La pandemia obligó a todos a tomar medidas de protección cuando ni siquiera conocíamos la naturaleza y composición del coronavirus. La primera de estas fue recluirnos en casa, lo que supuso un cese radical y no planificado de la cotidianidad. A más de dos años de su aparición, pienso en cómo ha impactado en nosotros su presencia y cómo hemos aprendido a vivir con la amenaza latente de su arremetida sin posibilidad de percibirlo. Distancia social, mascarilla, lavado de manos y vacuna son nuestras únicas defensas, a pesar de las cuales el número de contagios se mantiene en alza y el de decesos, siendo un poco menos, sigue sumando lápidas en los cementerios. Hasta ahora, la cifra de fallecidos a escala mundial es de 5,3 millones de personas. Este número equivale, más o menos, a toda la población actual de Noruega o de Costa Rica. También equivale, más o menos, al número de la diáspora venezolana.

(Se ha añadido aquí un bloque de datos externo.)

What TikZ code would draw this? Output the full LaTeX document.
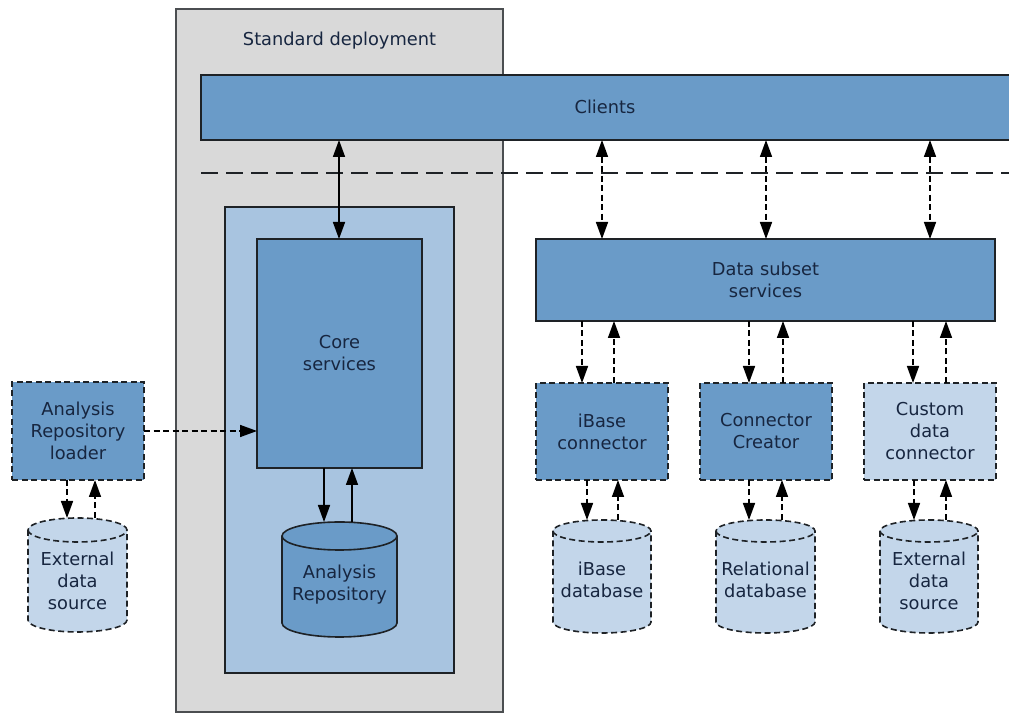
\documentclass[tikz,border=0pt]{standalone}
\usepackage{fontspec}
\setmainfont{DejaVu Sans}
\usetikzlibrary{arrows.meta}
\definecolor{midblue}{HTML}{6A9BC8}
\definecolor{innerblue}{HTML}{A8C4E0}
\definecolor{lightblue}{HTML}{C3D6EA}
\definecolor{grayfill}{HTML}{D9D9D9}
\definecolor{txt}{HTML}{172640}
\definecolor{edge}{HTML}{1E2226}
\newcommand\cyldraw[4]{%
  \path[#4] ([yshift=-#3]#1.north west) -- ([yshift=#3]#1.south west)
    arc[start angle=180,end angle=360,x radius=#2,y radius=#3]
    -- ([yshift=-#3]#1.north east)
    arc[start angle=0,end angle=180,x radius=#2,y radius=#3] -- cycle;
  \path[#4,fill=none] ([yshift=-#3]#1.north west)
    arc[start angle=180,end angle=360,x radius=#2,y radius=#3];
}
\begin{document}
\begin{tikzpicture}[x=1pt,y=1pt,
  every node/.style={font=\fontsize{17.8}{22}\selectfont, text=txt},
  box/.style={draw=edge, line width=1.6pt, fill=midblue, inner sep=0pt, outer sep=0pt, align=center},
  dbox/.style={box, dash pattern=on 6pt off 3.5pt},
  ghost/.style={draw=none, inner sep=0pt, outer sep=0pt},
  solidcyl/.style={draw=edge, line width=1.6pt, fill=midblue},
  dashcyl/.style={draw=edge, line width=1.6pt, fill=lightblue, dash pattern=on 6pt off 3.5pt},
  arr/.style={draw=black, line width=1.6pt, -{Triangle[length=17pt,width=12pt]}},
  darr/.style={arr, dash pattern=on 6pt off 3.5pt},
  dblarr/.style={draw=black, line width=1.6pt, {Triangle[length=17pt,width=12pt]}-{Triangle[length=17pt,width=12pt]}},
  ddblarr/.style={dblarr, dash pattern=on 6pt off 3.5pt}
]
\useasboundingbox (0,0) rectangle (1009,714);
\clip (0,0) rectangle (1009,714);

% standard deployment
\node[draw=edge!80, line width=1.6pt, fill=grayfill, inner sep=0pt, outer sep=0pt,
      minimum width=327, minimum height=703] (deploy) at (339.5,353.5) {};
\node (title) at (339.5,673) {Standard deployment};

% clients
\node[box, minimum width=811, minimum height=65] (clients) at (606.5,606.5) {};
\node (clientst) at (605,607) {Clients};

% separator
\coordinate (sepL) at (201,541);
\coordinate (sepR) at (1012,541);
\draw[edge, line width=2pt, dash pattern=on 17pt off 8pt] (sepL) -- (sepR);

% inner box and core
\node[box, fill=innerblue, minimum width=229, minimum height=466] (inner) at (339.5,274) {};
\node[box, minimum width=165, minimum height=229] (core) at (339.5,360.5) {Core\\services};

% analysis repository cylinder
\node[ghost, minimum width=115, minimum height=115] (arepo) at (339.5,134.5) {};
\cyldraw{arepo}{57.5pt}{14pt}{solidcyl}
\node[align=center] (arepot) at (339.5,129) {Analysis\\Repository};

% loader and external source
\node[dbox, minimum width=132, minimum height=98] (loader) at (78,283) {Analysis\\Repository\\loader};
\node[ghost, minimum width=99, minimum height=114] (ext1) at (77.5,139) {};
\cyldraw{ext1}{49.5pt}{12pt}{dashcyl}
\node[align=center] (ext1t) at (77.5,133) {External\\data\\source};

% data subset services
\node[box, minimum width=459, minimum height=82] (dss) at (765.5,434) {Data subset\\services};

% connectors
\node[dbox, minimum width=132, minimum height=97] (ibc) at (602,282.5) {iBase\\connector};
\node[dbox, minimum width=132, minimum height=97] (cc) at (766,282.5) {Connector\\Creator};
\node[dbox, fill=lightblue, minimum width=132, minimum height=97] (cdc) at (930,282.5) {Custom\\data\\connector};

% databases
\node[ghost, minimum width=98, minimum height=113] (ibdb) at (602,137.5) {};
\cyldraw{ibdb}{49pt}{11pt}{dashcyl}
\node[align=center] (ibdbt) at (602,134) {iBase\\database};
\node[ghost, minimum width=99, minimum height=113] (reldb) at (765.5,137.5) {};
\cyldraw{reldb}{49.5pt}{11pt}{dashcyl}
\node[align=center] (reldbt) at (765.5,134) {Relational\\database};
\node[ghost, minimum width=98, minimum height=113] (ext2) at (929,137.5) {};
\cyldraw{ext2}{49pt}{11pt}{dashcyl}
\node[align=center] (ext2t) at (929,133.5) {External\\data\\source};

% arrows
\draw[dblarr] ([xshift=-0.5pt]clients.south -| core.north) -- ([xshift=-0.5pt]core.north);
\draw[ddblarr] (ibc.north |- clients.south) -- (ibc.north |- dss.north);
\draw[ddblarr] (cc.north |- clients.south) -- (cc.north |- dss.north);
\draw[ddblarr] (cdc.north |- clients.south) -- (cdc.north |- dss.north);

\draw[darr] ([xshift=-20pt]ibc.north |- dss.south) -- ([xshift=-20pt]ibc.north);
\draw[darr] ([xshift=12pt]ibc.north) -- ([xshift=12pt]ibc.north |- dss.south);
\draw[darr] ([xshift=-17pt]cc.north |- dss.south) -- ([xshift=-17pt]cc.north);
\draw[darr] ([xshift=17pt]cc.north) -- ([xshift=17pt]cc.north |- dss.south);
\draw[darr] ([xshift=-17pt]cdc.north |- dss.south) -- ([xshift=-17pt]cdc.north);
\draw[darr] ([xshift=16pt]cdc.north) -- ([xshift=16pt]cdc.north |- dss.south);

\draw[darr] ([xshift=-15pt]ibc.south) -- ([xshift=-15pt]ibc.south |- ibdb.north);
\draw[darr] ([xshift=16pt]ibc.south |- ibdb.north) -- ([xshift=16pt]ibc.south);
\draw[darr] ([xshift=-17pt]cc.south) -- ([xshift=-17pt]cc.south |- reldb.north);
\draw[darr] ([xshift=16pt]cc.south |- reldb.north) -- ([xshift=16pt]cc.south);
\draw[darr] ([xshift=-16pt]cdc.south) -- ([xshift=-16pt]cdc.south |- ext2.north);
\draw[darr] ([xshift=16pt]cdc.south |- ext2.north) -- ([xshift=16pt]cdc.south);

\draw[darr] ([xshift=-11pt]loader.south) -- ([xshift=-11pt]loader.south |- ext1.north);
\draw[darr] ([xshift=17pt]loader.south |- ext1.north) -- ([xshift=17pt]loader.south);

\draw[arr] ([xshift=-15.5pt]core.south) -- ([xshift=-15.5pt]core.south |- arepo.north);
\draw[arr] ([xshift=12.5pt]core.south |- arepo.north) -- ([xshift=12.5pt]core.south);

\draw[darr] (loader.east) -- (loader.east -| core.west);
\end{tikzpicture}
\end{document}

Si comparamos esta pandemia con otras registradas históricamente respecto a la cantidad de personas fallecidas, aunque hay que tener en cuenta la dificultad de conocer con exactitud las cifras reales, la diferencia es impresionante. En cada una de esas enfermedades la muerte se ha presentado con un rostro distinto.

En el año 541, la “Plaga de Justiniano”, en tiempos del Imperio Bizantino, fue de tales proporciones que diezmó a la población de Constantinopla, calculándose entre 30-50 millones el número de muertes.

“La peste negra” causó en Europa, África del Norte y Próximo Oriente, entre 1347 y 1351, la más abrumadora mortandad, estimada entre 75-200 millones de personas.

“La viruela”, producida por el virus Variola, cuyo origen se presume en la India o en el Antiguo Egipto hace aproximadamente 3.000 años, llegó a América con los conquistadores y se expandió rápidamente, provocando estragos sobre todo en la población azteca en 1520. Esta enfermedad, extremadamente contagiosa, considerada una de las más devastadoras, causó la muerte de 300-500 millones de personas en el mundo y fue finalmente erradicada en 1980.

“La gripe española”, de origen desconocido, entre 1918 y 1919 causó más de 40 millones de muertes.

Desde 1976, el virus de la inmunodeficiencia humana (VIH), que provoca el Síndrome de Inmunodeficiencia Adquirida (SIDA), se ha cobrado la vida de 36,3 millones de personas en todo el mundo y todavía no se ha logrado elaborar una fórmula para combatirlo.

Todos somos conscientes de la inevitabilidad de la muerte, pero no estamos acostumbrados a verla cara a cara, no estamos preparados para afrontarla cuando se asoma por algún lado y nos sonríe con su mueca macabra. Desde que nacemos, nos pasamos la vida intentando eludirla, manteniéndonos tan lejos de ella como nos es posible. Por eso cuesta entender las razones de quienes niegan la existencia del COVID-19, cuando la evidencia es inocultable, y mucho más las de quienes rechazan vacunarse.

Es verdad que la eficacia de la vacuna contra el coronavirus no es del cien por ciento, de ahí que sea preciso más de una dosis para prevenir y reducir el efecto letal del virus, pero representa un avance extraordinario de la ciencia que se haya logrado elaborar en apenas 2 años. Hasta ahora se han administrado 8,32 billones de dosis en todo el mundo, y sería absurdo negar que gracias a ella millones de personas contagiadas han logrado superar el COVID-19 y quién sabe cuántos millones más podrían no contagiarse nunca.